Many people advocated systems that would help alleviate the impact of the drought through water pricing. Public officials often snubbed these ideas as ridiculous, unfair, and unjust. Many commentators on the subject claimed water pricing would exacerbate a water crisis in its later stages. By the time they were discussing water pricing in earnest, it was too late to implement a new policy, and the drought was receding.

I guess it is poetic justice that in the end certain municipalities had to raise water rates to make up for the lost revenue caused by the their restrictions and decreased consumption. If only they would have had the foresight to think beyond the constraints of “98 days of water left.”

If North Carolina suffers another drought this year, will we see the same terrible response we did last year? Who knows? At this point next year, we could conceivably be at even higher stages of water restrictions, with assurances from our civic officials that this is the only way to go, and that they know best?

Unfortunately, until there is an ample movement in state and local governments of North Carolina to trust citizens and to provide for their long-term water supply needs, I fear that this year could be a sequel to the last. The state needs to come up with long-term policies that both protect the water resources we have and ensure the expansion of future supplies for our state’s rapidly growing population. People are going to continue to move here, and I assure you that there will be a summer in 2009, 2010, and in the future.
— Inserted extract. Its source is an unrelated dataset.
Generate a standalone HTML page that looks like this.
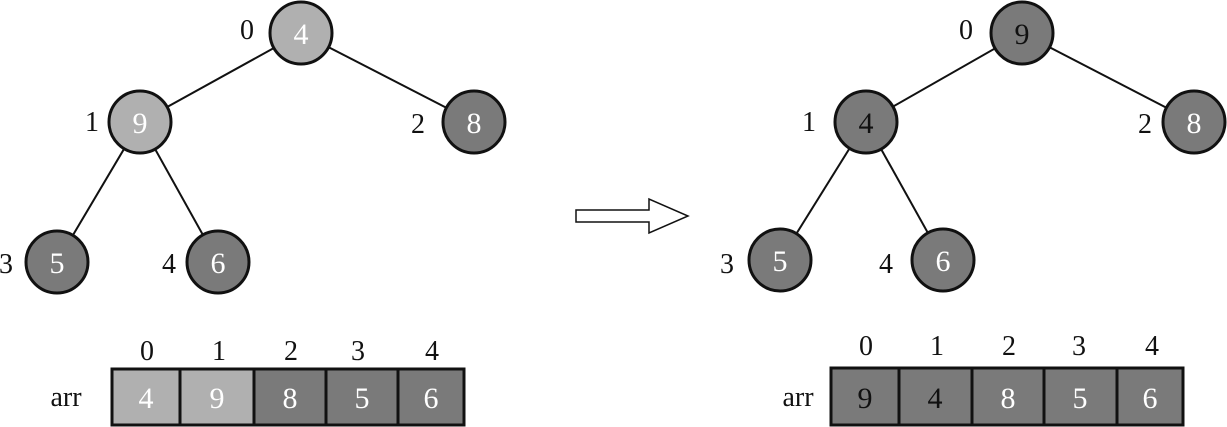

So as summer approaches and the temperature rises, it would be nice to learn from our past mistakes and not endorse the idea that the only way to solve the possibility of a drought is through government intervention and increased water restrictions. It is that intervention that got us into trouble last year and may have sown the seeds for discord this year. Let’s hope that in this heat, cooler heads prevail, lest a drive to the coast is the only way to get away from the madness and the only way to see any water that is not unduly restricted.